Data rows:
-- begin --

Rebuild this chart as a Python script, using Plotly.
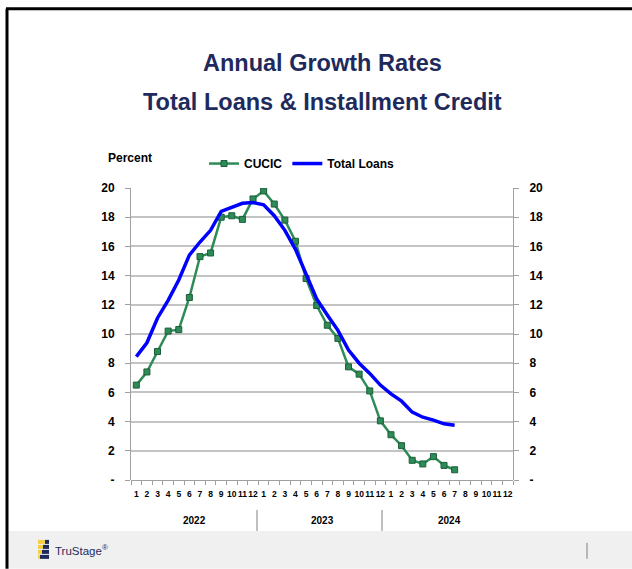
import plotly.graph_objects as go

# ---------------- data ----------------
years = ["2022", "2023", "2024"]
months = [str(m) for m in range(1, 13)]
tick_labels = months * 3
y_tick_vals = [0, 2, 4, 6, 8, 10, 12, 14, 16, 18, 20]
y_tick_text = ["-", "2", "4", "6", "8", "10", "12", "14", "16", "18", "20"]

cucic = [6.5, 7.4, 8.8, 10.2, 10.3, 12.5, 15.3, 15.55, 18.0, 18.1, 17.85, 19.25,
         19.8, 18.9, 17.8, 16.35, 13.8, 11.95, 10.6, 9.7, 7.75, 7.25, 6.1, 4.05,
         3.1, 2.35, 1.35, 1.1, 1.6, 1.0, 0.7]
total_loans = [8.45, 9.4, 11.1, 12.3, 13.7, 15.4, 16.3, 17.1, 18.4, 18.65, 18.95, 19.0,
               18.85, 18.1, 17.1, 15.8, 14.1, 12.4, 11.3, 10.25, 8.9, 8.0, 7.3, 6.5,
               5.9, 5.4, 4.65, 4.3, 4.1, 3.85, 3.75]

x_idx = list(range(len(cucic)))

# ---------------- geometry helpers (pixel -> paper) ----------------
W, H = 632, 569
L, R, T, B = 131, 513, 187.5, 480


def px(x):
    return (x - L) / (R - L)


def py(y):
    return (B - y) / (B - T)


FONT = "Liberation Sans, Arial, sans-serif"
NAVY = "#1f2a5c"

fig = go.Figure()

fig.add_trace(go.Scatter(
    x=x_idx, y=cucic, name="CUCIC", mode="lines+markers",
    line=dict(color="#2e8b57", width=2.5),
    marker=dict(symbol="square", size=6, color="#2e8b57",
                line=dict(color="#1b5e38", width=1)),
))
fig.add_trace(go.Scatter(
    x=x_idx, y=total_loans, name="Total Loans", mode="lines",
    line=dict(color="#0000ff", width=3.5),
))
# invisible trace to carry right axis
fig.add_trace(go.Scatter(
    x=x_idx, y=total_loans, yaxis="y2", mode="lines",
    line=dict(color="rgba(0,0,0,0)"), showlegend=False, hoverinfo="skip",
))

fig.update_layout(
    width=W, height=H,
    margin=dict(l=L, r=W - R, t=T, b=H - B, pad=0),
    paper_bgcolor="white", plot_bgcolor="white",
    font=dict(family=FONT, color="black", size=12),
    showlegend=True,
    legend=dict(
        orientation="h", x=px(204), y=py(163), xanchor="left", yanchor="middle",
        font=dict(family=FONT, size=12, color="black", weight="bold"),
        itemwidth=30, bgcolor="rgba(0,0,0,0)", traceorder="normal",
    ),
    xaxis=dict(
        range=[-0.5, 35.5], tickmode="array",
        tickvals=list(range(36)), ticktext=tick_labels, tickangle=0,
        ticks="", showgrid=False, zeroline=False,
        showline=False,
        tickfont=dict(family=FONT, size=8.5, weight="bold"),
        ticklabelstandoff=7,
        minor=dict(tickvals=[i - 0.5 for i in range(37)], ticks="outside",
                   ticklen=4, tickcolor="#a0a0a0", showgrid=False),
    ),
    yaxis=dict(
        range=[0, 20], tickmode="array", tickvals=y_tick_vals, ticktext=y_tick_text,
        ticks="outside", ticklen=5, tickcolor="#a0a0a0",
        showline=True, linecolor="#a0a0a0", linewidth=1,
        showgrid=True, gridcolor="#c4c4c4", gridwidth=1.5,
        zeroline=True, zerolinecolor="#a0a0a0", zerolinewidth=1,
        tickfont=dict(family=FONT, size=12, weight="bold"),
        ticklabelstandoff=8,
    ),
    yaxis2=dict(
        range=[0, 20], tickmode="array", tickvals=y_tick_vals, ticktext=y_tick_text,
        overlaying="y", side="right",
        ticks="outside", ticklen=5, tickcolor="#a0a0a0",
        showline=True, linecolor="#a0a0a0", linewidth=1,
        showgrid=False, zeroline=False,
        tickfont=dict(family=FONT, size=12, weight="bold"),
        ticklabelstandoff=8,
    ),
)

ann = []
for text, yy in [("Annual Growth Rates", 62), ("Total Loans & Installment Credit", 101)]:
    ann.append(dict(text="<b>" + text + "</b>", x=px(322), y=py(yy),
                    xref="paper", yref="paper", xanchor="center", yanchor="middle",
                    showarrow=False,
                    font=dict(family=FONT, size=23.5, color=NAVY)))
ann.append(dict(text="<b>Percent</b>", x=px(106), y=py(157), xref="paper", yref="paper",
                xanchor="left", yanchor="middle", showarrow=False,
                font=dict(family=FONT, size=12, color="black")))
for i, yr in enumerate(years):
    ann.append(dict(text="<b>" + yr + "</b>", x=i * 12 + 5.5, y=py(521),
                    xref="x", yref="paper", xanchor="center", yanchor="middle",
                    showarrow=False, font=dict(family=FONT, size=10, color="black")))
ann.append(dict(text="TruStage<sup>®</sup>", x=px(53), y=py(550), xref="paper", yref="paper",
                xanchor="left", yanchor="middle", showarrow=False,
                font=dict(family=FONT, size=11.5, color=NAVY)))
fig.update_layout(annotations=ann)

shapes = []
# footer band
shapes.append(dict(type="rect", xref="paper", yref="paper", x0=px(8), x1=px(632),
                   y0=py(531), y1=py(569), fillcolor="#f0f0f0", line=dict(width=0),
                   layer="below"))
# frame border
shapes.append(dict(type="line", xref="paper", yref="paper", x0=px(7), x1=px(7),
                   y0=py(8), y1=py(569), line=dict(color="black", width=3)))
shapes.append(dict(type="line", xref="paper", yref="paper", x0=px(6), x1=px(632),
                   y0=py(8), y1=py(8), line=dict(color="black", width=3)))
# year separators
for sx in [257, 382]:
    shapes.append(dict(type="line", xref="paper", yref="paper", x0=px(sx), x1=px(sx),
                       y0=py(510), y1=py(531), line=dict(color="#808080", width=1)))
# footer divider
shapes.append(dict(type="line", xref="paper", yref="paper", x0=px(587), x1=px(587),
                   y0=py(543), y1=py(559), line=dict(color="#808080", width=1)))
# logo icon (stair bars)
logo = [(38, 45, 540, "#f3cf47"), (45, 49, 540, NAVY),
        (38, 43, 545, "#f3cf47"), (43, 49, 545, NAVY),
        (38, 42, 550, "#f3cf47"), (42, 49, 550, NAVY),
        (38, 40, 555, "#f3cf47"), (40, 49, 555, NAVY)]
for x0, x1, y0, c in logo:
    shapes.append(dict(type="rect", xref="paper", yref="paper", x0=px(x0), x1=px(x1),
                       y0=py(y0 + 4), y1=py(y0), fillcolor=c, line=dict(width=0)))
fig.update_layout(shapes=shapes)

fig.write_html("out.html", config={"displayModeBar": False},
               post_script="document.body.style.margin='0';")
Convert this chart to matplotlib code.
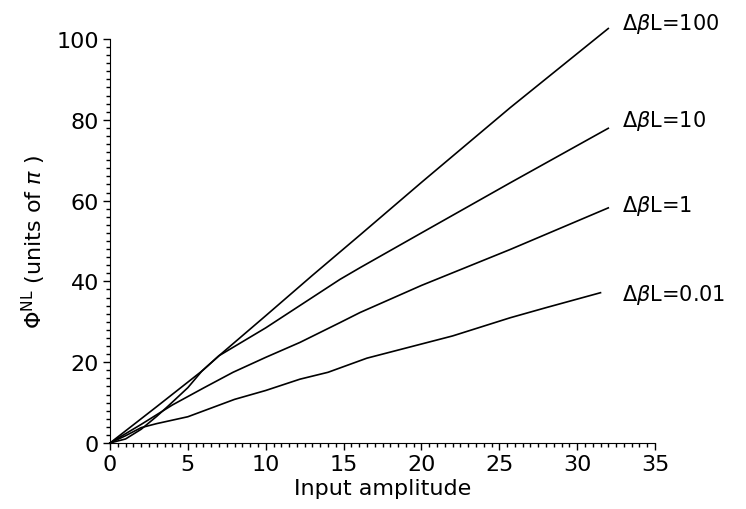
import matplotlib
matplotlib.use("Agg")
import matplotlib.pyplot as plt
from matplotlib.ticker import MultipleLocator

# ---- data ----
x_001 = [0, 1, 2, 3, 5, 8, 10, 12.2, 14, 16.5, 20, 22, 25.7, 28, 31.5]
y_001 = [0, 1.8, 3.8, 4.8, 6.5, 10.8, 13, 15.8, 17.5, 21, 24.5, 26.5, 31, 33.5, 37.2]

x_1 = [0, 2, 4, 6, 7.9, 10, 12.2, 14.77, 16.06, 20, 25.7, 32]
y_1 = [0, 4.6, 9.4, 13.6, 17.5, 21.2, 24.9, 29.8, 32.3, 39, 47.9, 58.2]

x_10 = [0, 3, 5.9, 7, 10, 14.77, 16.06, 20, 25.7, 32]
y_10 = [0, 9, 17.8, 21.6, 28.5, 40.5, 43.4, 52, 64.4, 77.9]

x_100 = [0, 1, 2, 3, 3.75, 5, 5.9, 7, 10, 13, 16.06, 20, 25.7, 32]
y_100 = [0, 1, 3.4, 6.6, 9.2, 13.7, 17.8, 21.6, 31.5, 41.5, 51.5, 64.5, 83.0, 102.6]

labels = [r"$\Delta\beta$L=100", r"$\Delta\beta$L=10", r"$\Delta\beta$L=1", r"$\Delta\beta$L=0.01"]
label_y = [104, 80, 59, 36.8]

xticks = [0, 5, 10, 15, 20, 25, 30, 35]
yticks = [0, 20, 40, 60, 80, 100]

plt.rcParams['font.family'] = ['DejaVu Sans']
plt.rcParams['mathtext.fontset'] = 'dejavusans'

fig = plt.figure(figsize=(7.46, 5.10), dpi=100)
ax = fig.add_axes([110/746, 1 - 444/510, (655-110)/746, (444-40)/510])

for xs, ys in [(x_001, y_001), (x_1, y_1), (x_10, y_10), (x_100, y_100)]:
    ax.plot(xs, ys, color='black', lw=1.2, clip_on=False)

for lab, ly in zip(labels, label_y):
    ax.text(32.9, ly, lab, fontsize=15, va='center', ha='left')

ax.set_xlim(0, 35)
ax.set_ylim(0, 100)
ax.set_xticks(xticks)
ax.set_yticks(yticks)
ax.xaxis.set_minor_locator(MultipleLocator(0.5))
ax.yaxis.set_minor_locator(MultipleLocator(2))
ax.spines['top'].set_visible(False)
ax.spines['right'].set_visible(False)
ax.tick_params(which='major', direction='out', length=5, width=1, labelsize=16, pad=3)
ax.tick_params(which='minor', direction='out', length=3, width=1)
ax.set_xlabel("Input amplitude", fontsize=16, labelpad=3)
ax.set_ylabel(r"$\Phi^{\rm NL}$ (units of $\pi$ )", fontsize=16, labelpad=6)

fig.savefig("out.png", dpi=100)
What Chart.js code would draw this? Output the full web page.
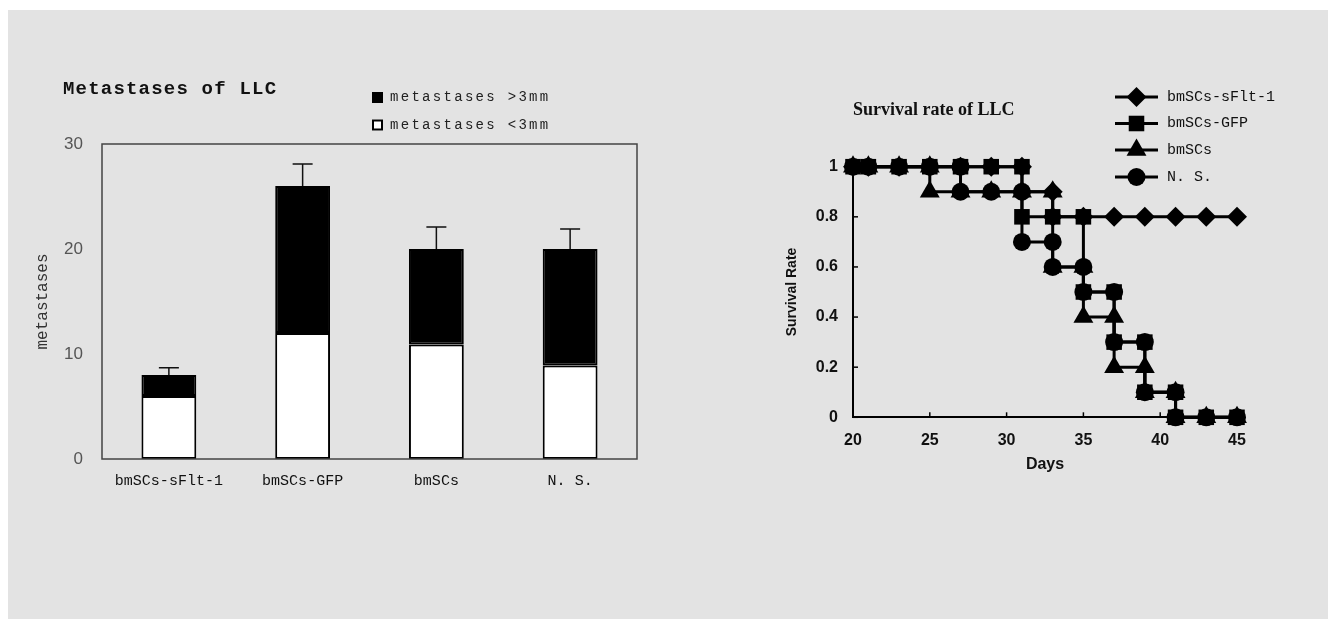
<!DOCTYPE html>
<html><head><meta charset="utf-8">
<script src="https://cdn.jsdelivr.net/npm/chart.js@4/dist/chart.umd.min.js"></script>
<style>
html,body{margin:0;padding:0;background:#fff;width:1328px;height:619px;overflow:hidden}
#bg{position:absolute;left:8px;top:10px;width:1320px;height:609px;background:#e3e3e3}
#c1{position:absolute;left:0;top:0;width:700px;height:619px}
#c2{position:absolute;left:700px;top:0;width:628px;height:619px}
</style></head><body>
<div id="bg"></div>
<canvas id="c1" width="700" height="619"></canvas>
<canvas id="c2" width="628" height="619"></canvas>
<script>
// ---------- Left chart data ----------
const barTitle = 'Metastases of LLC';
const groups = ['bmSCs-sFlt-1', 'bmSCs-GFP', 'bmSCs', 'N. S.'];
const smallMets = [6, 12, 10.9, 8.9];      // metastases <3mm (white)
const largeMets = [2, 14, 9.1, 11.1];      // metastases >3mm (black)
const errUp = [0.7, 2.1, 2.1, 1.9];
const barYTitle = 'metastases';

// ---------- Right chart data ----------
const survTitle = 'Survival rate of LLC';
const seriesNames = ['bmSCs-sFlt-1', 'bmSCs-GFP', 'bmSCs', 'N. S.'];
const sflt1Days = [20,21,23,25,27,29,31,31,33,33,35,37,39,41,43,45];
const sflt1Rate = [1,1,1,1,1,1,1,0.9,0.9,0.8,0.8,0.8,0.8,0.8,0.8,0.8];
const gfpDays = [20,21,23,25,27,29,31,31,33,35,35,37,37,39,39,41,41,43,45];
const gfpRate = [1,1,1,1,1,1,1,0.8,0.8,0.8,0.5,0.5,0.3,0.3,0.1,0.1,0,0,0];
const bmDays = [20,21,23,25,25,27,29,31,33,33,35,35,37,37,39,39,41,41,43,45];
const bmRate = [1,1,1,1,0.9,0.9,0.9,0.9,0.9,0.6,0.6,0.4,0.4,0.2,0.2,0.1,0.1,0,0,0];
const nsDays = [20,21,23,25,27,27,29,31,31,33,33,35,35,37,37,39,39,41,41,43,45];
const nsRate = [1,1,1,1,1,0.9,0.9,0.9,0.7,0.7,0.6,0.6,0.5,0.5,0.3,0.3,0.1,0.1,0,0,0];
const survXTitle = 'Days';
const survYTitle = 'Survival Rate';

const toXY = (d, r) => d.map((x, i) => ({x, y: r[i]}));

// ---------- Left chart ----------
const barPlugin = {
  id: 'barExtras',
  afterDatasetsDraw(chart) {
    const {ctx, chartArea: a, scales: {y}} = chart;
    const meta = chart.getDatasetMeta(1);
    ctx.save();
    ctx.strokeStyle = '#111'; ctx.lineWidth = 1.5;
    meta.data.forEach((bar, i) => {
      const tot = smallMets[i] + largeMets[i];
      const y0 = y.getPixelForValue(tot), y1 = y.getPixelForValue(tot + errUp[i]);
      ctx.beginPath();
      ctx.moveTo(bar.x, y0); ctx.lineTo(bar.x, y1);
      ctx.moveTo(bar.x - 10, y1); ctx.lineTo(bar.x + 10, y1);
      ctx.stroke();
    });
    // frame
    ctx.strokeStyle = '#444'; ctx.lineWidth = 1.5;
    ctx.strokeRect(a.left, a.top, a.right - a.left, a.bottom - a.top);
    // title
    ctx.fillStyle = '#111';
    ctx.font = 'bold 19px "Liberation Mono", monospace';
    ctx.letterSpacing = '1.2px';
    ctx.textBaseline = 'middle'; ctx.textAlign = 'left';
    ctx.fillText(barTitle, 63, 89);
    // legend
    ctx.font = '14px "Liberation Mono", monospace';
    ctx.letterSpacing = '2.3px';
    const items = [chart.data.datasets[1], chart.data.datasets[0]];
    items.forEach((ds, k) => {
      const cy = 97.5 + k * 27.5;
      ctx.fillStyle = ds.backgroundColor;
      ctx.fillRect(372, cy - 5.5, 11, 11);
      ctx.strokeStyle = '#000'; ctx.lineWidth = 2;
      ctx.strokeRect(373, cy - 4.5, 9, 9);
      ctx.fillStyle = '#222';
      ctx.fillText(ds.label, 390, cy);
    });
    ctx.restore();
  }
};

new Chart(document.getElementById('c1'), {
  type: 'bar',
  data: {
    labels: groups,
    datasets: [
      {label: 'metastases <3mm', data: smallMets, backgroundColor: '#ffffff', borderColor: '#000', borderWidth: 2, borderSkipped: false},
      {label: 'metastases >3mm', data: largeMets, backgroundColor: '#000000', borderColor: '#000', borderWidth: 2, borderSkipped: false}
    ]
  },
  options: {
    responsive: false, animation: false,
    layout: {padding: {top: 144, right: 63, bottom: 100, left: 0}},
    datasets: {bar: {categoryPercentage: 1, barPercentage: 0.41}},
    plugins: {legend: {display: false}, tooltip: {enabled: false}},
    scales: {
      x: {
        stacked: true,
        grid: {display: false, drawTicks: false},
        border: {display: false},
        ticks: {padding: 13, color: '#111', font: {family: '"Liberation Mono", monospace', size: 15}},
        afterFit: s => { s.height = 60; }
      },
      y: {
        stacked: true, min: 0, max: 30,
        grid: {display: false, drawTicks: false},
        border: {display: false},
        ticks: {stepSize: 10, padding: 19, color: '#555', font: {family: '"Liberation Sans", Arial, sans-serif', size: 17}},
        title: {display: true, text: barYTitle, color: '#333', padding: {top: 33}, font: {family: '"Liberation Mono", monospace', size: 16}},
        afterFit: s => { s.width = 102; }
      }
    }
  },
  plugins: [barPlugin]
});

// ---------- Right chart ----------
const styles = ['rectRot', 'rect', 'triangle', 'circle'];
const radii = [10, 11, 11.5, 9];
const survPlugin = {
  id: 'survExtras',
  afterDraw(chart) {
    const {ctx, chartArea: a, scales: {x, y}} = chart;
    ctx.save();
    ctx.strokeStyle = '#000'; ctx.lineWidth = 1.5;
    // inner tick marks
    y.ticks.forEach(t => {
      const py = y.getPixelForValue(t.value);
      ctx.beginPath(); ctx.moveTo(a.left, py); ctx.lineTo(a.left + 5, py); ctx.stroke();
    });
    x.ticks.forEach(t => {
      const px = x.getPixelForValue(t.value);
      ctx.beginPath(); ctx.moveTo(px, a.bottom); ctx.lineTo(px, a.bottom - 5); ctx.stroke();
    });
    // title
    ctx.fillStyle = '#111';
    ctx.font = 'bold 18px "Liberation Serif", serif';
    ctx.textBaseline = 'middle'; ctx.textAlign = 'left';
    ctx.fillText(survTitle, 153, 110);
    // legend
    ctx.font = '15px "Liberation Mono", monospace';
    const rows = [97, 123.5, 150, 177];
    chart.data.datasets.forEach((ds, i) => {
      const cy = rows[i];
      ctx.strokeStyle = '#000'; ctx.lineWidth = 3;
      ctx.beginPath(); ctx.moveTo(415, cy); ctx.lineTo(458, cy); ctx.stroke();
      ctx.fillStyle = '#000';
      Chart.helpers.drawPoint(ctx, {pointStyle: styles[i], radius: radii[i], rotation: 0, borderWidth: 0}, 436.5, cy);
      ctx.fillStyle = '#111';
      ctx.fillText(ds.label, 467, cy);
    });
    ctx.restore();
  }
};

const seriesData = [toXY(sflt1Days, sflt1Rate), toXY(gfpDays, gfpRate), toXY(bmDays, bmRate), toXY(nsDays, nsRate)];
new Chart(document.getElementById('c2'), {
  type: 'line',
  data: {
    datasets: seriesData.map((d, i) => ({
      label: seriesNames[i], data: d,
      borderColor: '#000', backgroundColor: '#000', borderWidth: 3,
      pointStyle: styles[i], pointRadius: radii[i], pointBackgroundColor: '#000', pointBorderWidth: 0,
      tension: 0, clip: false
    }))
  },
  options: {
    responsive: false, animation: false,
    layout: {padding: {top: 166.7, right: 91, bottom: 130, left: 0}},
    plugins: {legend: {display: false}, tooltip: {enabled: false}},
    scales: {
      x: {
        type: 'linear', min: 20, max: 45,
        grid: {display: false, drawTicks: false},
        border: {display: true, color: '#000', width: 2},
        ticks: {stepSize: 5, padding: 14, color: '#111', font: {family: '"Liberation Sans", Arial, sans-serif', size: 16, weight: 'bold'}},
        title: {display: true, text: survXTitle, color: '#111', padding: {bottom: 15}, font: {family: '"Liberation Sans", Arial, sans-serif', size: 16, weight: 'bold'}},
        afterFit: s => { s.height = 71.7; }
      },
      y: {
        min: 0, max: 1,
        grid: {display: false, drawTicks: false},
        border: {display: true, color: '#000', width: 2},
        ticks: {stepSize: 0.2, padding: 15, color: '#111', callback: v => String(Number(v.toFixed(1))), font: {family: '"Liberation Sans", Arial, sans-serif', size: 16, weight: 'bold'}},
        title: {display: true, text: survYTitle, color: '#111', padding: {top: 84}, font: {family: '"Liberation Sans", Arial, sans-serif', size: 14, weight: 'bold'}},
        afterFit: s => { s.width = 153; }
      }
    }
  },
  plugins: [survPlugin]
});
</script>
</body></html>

-- end --

Task brief: Which lines hold the word "this"? Copy all of them.

Output:
Rebuild this chart as a Python script, using Plotly.
Convert this chart to matplotlib code.
What Chart.js code would draw this? Output the full web page.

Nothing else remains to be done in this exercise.